#### Task objective:
Beginning with the first line, set down every line through the one containing "import * as", exactly as it appears, but not the pictures.

[Start of Recorded data]

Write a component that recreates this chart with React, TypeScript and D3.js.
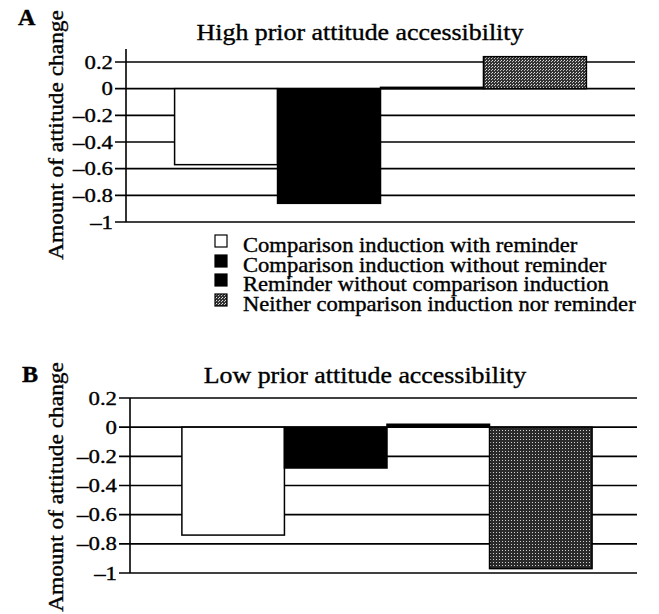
import React from "react";
import * as d3 from "d3";

const categories = [
  "Comparison induction with reminder",
  "Comparison induction without reminder",
  "Reminder without comparison induction",
  "Neither comparison induction nor reminder",
];
const highValues = [-0.57, -0.86, 0.01, 0.24];
const lowValues = [-0.74, -0.28, 0.02, -0.97];
const tickValues = [0.2, 0, -0.2, -0.4, -0.6, -0.8, -1];
const tickLabels = ["0.2", "0", "–0.2", "–0.4", "–0.6", "–0.8", "–1"];
const fills = ["#ffffff", "#000000", "#000000", "url(#grayA)"];

const FONT = "'Liberation Serif', 'Times New Roman', serif";

type TProps = {
  x: number;
  y: number;
  size: number;
  sx?: number;
  rotate?: number;
  anchor?: "start" | "middle" | "end";
  bold?: boolean;
  dy?: string;
  children: React.ReactNode;
};

function T({ x, y, size, sx = 1.15, rotate = 0, anchor = "start", bold, dy, children }: TProps) {
  return (
    <text
      transform={`translate(${x},${y}) rotate(${rotate}) scale(${sx},1)`}
      fontFamily={FONT}
      fontSize={size}
      fontWeight={bold ? "bold" : "normal"}
      textAnchor={anchor}
      dy={dy}
      fill="#000"
      stroke="#000"
      strokeWidth={0.35}
    >
      {children}
    </text>
  );
}

type PanelProps = {
  letter: string;
  letterX: number;
  letterY: number;
  title: string;
  titleX: number;
  titleY: number;
  values: number[];
  yTop: number;
  yBottom: number;
  axisTop: number;
  xLeft: number;
  xRight: number;
  align: number;
  labelY: number;
  gray: string;
};

function Panel(p: PanelProps) {
  const y = d3.scaleLinear().domain([-1, 0.2]).range([p.yBottom, p.yTop]);
  const x = d3
    .scaleBand<string>()
    .domain(categories)
    .range([p.xLeft, p.xRight])
    .paddingInner(0)
    .paddingOuter(0.472)
    .align(p.align);
  return (
    <g>
      <T x={p.letterX} y={p.letterY} size={23} sx={1.05} bold>
        {p.letter}
      </T>
      <T x={p.titleX} y={p.titleY} size={22.5} sx={1.15} anchor="middle">
        {p.title}
      </T>
      <T x={63} y={p.labelY} size={20.5} sx={1.14} rotate={-90} anchor="middle">
        Amount of attitude change
      </T>
      {tickValues.map((t, i) => (
        <g key={i}>
          <line
            x1={p.xLeft - 11}
            x2={p.xRight}
            y1={y(t)}
            y2={y(t)}
            stroke="#000"
            strokeWidth={1.6}
          />
          <T x={p.xLeft - 13} y={y(t)} dy="0.34em" size={19.5} sx={1.17} anchor="end">
            {tickLabels[i]}
          </T>
        </g>
      ))}
      <line
        x1={p.xLeft}
        x2={p.xLeft}
        y1={p.axisTop}
        y2={y(-1)}
        stroke="#000"
        strokeWidth={1.6}
      />
      {categories.map((c, i) => {
        const v = p.values[i];
        const y0 = y(0);
        const y1 = y(v);
        const fill = i === 3 ? p.gray : fills[i];
        return (
          <rect
            key={c}
            x={x(c)}
            width={x.bandwidth()}
            y={Math.min(y0, y1)}
            height={Math.max(Math.abs(y1 - y0), 0.5)}
            fill={fill}
            stroke="#000"
            strokeWidth={1.5}
          />
        );
      })}
    </g>
  );
}

export default function App() {
  const legendY = [246, 266, 285, 305];
  return (
    <svg
      width={659}
      height={614}
      style={{ position: "absolute", left: 0, top: 0, background: "#fff" }}
    >
      <defs>
        <pattern id="grayA" width={3} height={3} patternUnits="userSpaceOnUse">
          <rect width={3} height={3} fill="#333333" />
          <rect x={0} y={0} width={1} height={1} fill="#e0e0e0" />
          <rect x={2} y={1} width={1} height={1} fill="#c0c0c0" />
        </pattern>
        <pattern id="grayB" width={3} height={3} patternUnits="userSpaceOnUse">
          <rect width={3} height={3} fill="#2a2a2a" />
          <rect x={1} y={1} width={1} height={1} fill="#d0d0d0" />
        </pattern>
      </defs>
      <rect width={659} height={614} fill="#fff" />
      <Panel
        letter="A"
        letterX={18}
        letterY={25}
        title="High prior attitude accessibility"
        titleX={360}
        titleY={40}
        values={highValues}
        yTop={62}
        yBottom={222}
        axisTop={49}
        xLeft={126}
        xRight={635}
        align={0.5}
        labelY={135}
        gray="url(#grayA)"
      />
      <Panel
        letter="B"
        letterX={22}
        letterY={382}
        title="Low prior attitude accessibility"
        titleX={365}
        titleY={383}
        values={lowValues}
        yTop={398}
        yBottom={573}
        axisTop={398}
        xLeft={130}
        xRight={637}
        align={0.536}
        labelY={487}
        gray="url(#grayB)"
      />
      {categories.map((c, i) => (
        <g key={c}>
          <rect
            x={215}
            y={legendY[i] - 11}
            width={12}
            height={12}
            fill={i === 3 ? "url(#grayA)" : fills[i]}
            stroke="#000"
            strokeWidth={1.2}
          />
          <T x={243} y={legendY[i] + 6} size={20} sx={1.13}>
            {c}
          </T>
        </g>
      ))}
    </svg>
  );
}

[End of Recorded data]

#### Result of the exercise:
Write a component that recreates this chart with React, TypeScript and D3.js.
import React from "react";
import * as d3 from "d3";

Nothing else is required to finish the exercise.